Je ne pense à personne. Je parle juste de ceux qui font une chose et son contraire. On ne peut pas combattre une chose dans son pays et l’accepter ailleurs. Rien ne vaut cela. Si on le fait pour de l’argent, ces fonds, on l’épuise vite alors que notre honorabilité peut en prendre un sacré coup pour de bon. Moi, je suis quelqu’un de constant. Pour moi, le respect des droits de l’Homme, la liberté d’expression sont des choses qu’on ne peut pas négocier. Mon combat, je le porte partout.
Vous êtes d’origine casamançaise. Que vous inspire le conflit au sud du pays ?
On a perdu beaucoup de temps. Les politiques ont perdu beaucoup de temps. J’aimerais que demain, ça s’arrête. On a la plus belle région du Sénégal. Et les gens là-bas souhaitent vivre en paix. On ne doit pas prendre la population en otage. Il faut arrêter les politiques politiciennes. Cela dure et crée des frustrations. Une chaîne de frustrations qui peut se transformer en haine, puis en violence et aller au-delà. Je souhaite que tout le monde se mette autour d’une table et se tienne un langage de vérité. Il faut qu’on arrête de souffler sur la braise aux fins de la raviver. Les populations de la Casamance sont braves. Ce conflit a duré plus de 30 ans, pourtant ces gens ont toujours le sourire aux lèvres malgré les souffrances vécues. On aspire à un monde sans violence. Je rejette tout ce qui se fait dans la violence.

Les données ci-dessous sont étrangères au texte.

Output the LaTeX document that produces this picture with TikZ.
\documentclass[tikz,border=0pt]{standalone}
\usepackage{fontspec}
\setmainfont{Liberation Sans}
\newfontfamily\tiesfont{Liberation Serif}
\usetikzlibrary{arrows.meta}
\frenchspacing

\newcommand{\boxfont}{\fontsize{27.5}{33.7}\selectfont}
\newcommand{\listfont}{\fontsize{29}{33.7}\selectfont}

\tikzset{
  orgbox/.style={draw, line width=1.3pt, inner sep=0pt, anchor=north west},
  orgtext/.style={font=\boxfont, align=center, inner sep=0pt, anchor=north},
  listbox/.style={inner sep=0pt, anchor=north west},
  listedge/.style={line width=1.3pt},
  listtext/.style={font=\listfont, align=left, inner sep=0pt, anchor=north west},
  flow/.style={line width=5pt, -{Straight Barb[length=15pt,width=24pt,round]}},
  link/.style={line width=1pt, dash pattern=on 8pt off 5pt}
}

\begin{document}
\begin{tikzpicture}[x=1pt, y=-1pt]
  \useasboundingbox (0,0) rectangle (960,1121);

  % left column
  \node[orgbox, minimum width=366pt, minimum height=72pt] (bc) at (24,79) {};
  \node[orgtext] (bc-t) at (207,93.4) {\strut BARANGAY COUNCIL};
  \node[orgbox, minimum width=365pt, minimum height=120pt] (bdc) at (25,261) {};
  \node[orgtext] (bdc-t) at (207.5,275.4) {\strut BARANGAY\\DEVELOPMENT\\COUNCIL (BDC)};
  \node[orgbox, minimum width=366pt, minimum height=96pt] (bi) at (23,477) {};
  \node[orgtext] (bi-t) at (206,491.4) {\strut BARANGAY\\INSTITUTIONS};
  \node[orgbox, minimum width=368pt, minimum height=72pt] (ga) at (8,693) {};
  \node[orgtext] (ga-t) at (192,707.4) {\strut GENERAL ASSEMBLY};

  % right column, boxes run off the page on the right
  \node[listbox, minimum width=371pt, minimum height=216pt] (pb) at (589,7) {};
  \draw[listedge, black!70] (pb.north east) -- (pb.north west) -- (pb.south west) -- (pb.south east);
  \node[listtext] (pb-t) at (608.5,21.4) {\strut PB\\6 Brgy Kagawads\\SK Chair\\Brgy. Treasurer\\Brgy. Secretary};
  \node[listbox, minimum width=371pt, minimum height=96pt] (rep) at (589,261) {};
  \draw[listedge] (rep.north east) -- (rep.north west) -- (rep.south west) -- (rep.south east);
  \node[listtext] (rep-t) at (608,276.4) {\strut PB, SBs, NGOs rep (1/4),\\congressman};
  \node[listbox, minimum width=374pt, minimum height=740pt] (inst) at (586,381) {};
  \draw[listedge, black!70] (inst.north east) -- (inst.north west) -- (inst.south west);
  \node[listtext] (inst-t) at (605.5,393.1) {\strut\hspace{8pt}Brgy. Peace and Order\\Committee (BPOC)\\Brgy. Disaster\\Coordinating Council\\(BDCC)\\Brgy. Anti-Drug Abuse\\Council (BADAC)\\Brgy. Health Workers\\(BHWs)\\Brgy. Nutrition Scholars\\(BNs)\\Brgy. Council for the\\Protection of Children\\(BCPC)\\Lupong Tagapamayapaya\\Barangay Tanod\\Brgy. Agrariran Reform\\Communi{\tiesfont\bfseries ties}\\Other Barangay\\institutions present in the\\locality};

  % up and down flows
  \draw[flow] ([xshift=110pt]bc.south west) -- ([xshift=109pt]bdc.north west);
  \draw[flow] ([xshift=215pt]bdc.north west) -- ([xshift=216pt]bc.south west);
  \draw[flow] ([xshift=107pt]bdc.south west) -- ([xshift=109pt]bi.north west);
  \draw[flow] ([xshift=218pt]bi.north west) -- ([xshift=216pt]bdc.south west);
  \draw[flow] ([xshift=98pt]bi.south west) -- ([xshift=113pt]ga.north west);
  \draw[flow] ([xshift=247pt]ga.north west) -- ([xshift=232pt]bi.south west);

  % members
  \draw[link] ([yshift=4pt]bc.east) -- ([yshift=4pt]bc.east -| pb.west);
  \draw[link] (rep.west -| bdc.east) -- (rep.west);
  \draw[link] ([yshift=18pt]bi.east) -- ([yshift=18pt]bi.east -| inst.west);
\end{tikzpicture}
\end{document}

Quelle analyse faites-vous de l’évolution de la musique sénégalaise ?
Quand j’y pense, je me dis : je suis qui pour critiquer ? Mais quand même, je pense que les gens sont très pressés et obnubilés par la notoriété au lieu de travailler sérieusement. Au ‘’missaal’’, on a travaillé de 1988 à 1995 avant de sortir notre premier album. Et on bossait du lundi au samedi de 15h à 21h non stop. Les gens n’ont plus le temps de faire des recherches pour trouver de la bonne musique. Je trouve qu’il y a une régression de la musique sénégalaise. Les artistes confondent entre ce qui est bon et ce que le public aime. Ce n’est pas parce que le public aime une musique que c’est forcément bon. Dieu sait que j’adore la musique sénégalaise mais je trouve qu’il n’y a plus de recherche et de sérieux dans ce que l’on fait. On ne se soucie pas de comment faire pour que les autres écoutent notre musique. Cependant, dans le lot, il y a des gens qui font de superbes choses. Les rappeurs proposent de bonnes mélodies tout comme Marema. La musique requiert beaucoup de travail. Moi je vais en Israël, en Serbie et même au Pakistan pour aller à la recherche de voix.

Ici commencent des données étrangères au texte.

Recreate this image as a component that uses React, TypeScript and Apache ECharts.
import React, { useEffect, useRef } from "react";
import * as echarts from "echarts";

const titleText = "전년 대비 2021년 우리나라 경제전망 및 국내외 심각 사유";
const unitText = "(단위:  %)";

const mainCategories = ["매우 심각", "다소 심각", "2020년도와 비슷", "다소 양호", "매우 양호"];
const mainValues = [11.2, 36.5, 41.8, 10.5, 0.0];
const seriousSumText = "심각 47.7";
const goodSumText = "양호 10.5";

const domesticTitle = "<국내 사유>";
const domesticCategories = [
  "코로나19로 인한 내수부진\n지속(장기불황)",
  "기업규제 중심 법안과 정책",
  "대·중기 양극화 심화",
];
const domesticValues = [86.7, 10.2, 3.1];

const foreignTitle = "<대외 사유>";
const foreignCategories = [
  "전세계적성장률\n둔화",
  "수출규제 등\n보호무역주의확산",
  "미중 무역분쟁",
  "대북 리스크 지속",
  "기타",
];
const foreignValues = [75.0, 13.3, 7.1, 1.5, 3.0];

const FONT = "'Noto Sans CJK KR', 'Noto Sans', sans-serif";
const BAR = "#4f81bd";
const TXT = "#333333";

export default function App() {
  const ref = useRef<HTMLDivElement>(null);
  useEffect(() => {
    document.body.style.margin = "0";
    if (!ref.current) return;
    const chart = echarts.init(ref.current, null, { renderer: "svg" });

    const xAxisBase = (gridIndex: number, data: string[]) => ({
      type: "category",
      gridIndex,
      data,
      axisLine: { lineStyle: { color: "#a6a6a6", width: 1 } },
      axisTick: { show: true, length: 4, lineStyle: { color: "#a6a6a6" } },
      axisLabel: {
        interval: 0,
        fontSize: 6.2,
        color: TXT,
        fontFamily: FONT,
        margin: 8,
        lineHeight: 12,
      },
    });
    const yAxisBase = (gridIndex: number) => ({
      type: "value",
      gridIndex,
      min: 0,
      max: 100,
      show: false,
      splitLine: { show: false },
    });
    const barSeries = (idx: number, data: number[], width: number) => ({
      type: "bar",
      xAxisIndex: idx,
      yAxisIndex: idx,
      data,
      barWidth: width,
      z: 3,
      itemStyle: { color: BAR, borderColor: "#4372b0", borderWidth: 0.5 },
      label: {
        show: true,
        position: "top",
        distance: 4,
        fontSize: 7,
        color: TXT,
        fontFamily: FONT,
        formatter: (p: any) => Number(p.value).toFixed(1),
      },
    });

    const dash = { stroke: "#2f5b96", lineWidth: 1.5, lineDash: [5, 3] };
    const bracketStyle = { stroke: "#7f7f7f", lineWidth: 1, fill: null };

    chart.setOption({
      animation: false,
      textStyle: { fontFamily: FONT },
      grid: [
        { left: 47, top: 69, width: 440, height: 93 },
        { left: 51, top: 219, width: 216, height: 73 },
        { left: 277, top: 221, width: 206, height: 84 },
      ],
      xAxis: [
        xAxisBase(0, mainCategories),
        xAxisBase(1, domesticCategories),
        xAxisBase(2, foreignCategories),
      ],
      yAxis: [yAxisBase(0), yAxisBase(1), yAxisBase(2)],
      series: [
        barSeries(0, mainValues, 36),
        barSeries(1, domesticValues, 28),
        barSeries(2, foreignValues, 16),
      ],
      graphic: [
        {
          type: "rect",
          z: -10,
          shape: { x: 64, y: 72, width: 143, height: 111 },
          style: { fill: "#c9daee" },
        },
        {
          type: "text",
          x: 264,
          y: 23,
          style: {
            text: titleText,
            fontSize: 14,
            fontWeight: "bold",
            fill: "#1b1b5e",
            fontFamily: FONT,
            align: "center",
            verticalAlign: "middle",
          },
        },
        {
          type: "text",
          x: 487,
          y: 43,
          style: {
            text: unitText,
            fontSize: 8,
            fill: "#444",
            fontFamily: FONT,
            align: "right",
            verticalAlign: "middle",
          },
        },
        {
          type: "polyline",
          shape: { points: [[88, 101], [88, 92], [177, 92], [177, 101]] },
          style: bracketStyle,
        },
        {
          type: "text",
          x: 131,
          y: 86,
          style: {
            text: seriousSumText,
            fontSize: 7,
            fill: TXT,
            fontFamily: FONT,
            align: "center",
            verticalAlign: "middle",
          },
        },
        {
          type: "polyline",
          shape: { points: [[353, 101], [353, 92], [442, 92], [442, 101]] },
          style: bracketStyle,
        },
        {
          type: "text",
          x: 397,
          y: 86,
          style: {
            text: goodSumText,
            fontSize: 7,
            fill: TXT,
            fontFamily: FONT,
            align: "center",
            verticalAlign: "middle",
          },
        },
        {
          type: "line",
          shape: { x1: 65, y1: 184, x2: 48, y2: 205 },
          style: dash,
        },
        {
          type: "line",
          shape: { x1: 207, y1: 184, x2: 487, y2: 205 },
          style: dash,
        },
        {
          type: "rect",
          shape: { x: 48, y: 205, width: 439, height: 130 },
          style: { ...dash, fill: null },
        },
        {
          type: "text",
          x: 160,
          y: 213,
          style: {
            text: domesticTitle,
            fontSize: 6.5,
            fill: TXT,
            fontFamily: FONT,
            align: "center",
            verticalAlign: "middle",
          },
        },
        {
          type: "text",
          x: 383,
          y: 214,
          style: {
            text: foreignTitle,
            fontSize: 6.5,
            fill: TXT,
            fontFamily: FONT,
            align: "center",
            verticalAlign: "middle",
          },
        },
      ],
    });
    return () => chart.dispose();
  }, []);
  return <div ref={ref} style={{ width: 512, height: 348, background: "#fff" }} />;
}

Le retour du ‘’missal’’ a été très bien accueilli. Mais depuis lors plus rien. Vous êtes où ?
Sincèrement, c’est difficile. Il faut beaucoup d’intelligence pour gérer un groupe. Ce n’est pas évident. ‘’Missal’’, quand on était petits, c’était bien. Mais grands, il faut beaucoup d’intelligence pour gérer le groupe. C’est aussi difficile parce que moi, je suis en France avec Samba. Il y a un qui est aux USA. Il y a un autre qui ne fait plus de la musique. Et dans ces circonstances, c’est difficile parce que les niveaux ne sont pas les mêmes. On a essayé, c’est vrai. La dernière fois, j’étais sur mon album quand ils m’ont appelé pour faire le ‘’missal’’. J’ai mis mon album en stand by pour venir. Mais je me suis rendu compte après qu’un groupe, c’est difficile de tourner ensemble. Ce n’est pas évident. Maintenant ce qu’on peut faire, c’est de se retrouver de temps à autre pour faire un album ensemble ou donner un concert.
A quand le prochain album de Wôz Kaly ?
Le prochain album pourra sortir à la prochaine rentrée entre janvier et février. J’ai déjà commencé à faire les prises de guitare et les maquettes. Cela va se faire tranquillement.